The document explains that most people who disagree “will grow to be accepting over time and that it is not your responsibility to change the few who will never open their minds.” The document then tells people who are coming out to help others educate themselves on the issue by suggesting “books, websites, or local groups (such as PFLAG).” The document additionally provides 10 tips to people on the receiving end of someone coming out. These tips include it being “your problem” to deal with and not the person coming out and being an “advocate.” The following are provided as tips:

  • It takes a lot of courage for someone to come out to you-listen to all they have to say without interrupting, judging, tuning out or buying into stereotypes about LGBT people.
  • Tell them how pleased you are that they trusted you enough to share something so personal and congratulate them on the bravery it took to be so honest.
  • Let them know that you feel the same way about them as you always have and that nothing has changed (except that you can be even closer than before).
  • Ask questions and show that you are interested in learning about their feelings and experiences. Be respectful and stay away from personal issues (sex, HIV, etc.) unless they let you know it’s okay.
  • If you are feeling uncomfortable or upset, be honest. Let them know you may need some time to process everything, but acknowledge that it is your problem to work out and not their responsibility.
  • Remember that you cannot and should not try to change them-you have an opportunity here to support, not to reform them.
  • Ask what you can do to support them or what they need from you right now.
  • Follow up. The coming out conversation should be the first of many. Continue to check in and ask questions over time.
  • Be open to socializing with their new friends and in a variety of settings, both LGBT and straight. Let them know that they don’t have to compartmentalize their lives.
  • Be an advocate. Read up on LGBT issues, wear an LGBT-friendly button or sticker, join a Gay/Straight Alliance (GSA) or other LGBT group, and confront homophobia in as many ways as you can.

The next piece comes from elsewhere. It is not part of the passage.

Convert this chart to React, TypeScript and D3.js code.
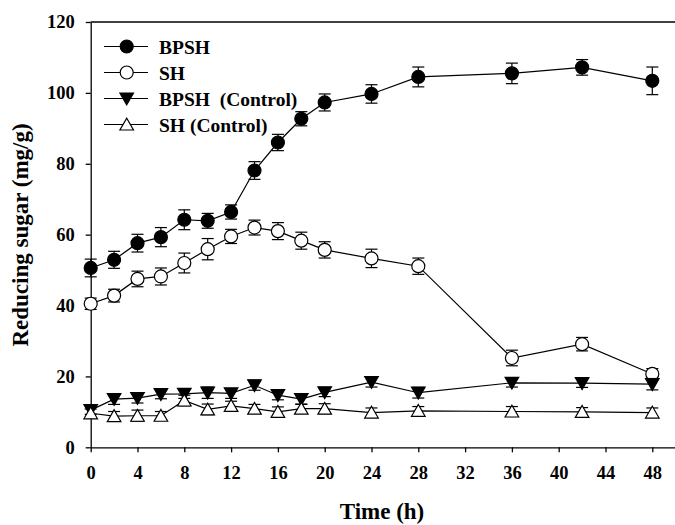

On October 10, 2019, the school district adopted a new policy titled “Students Who Are Transgender and Students Nonconforming to Gender Role Stereotypes.” The policy states that “the District prohibits all forms of discrimination, harassment or bullying against any student who is transgender or any student who does not conform to gender stereotypes including a student’s actual or perceived gender transgender status or gender nonconformity.” The policy also mandates that teachers use the preferred pronouns of students by stating: “Upon being informed that a student intends to regularly use a particular name and/or prefers to be addressed using particular pronouns that correspond to the student’s gender identity, school personnel are expected to respect that decision.”

The policy additionally explains that students are allowed to use their preferred restrooms at school. The policy states: “In most cases, a student who is transgender will be permitted to access the men’s/women’s segregated restrooms that correspond to the gender identity that the student consistently asserts at school and in other social environments.” When students want to use locker rooms that conflict with their biological sex, “the request shall be assessed on a case-by-case basis.” Students who identify as transgender will also “be permitted to participate in physical education classes and intramural sports in a manner consistent with the gender identity.”

The school district was involved in creating a report titled “Wauwatosa Youth Risk Behavior Survey 2019 Report” with the Wauwatosa Health Department and Wisconsin Department of Public Instruction. The report is based on a survey given to students from the ninth grade to the twelfth grade in Wauwatosa. The survey reported that 18 percent of this age group in the city identify as a “sexual minority youth.” This means they “identify as LGBT, are not sure of their sexual identity, or have had sexual contact with persons of the same or both sexes.”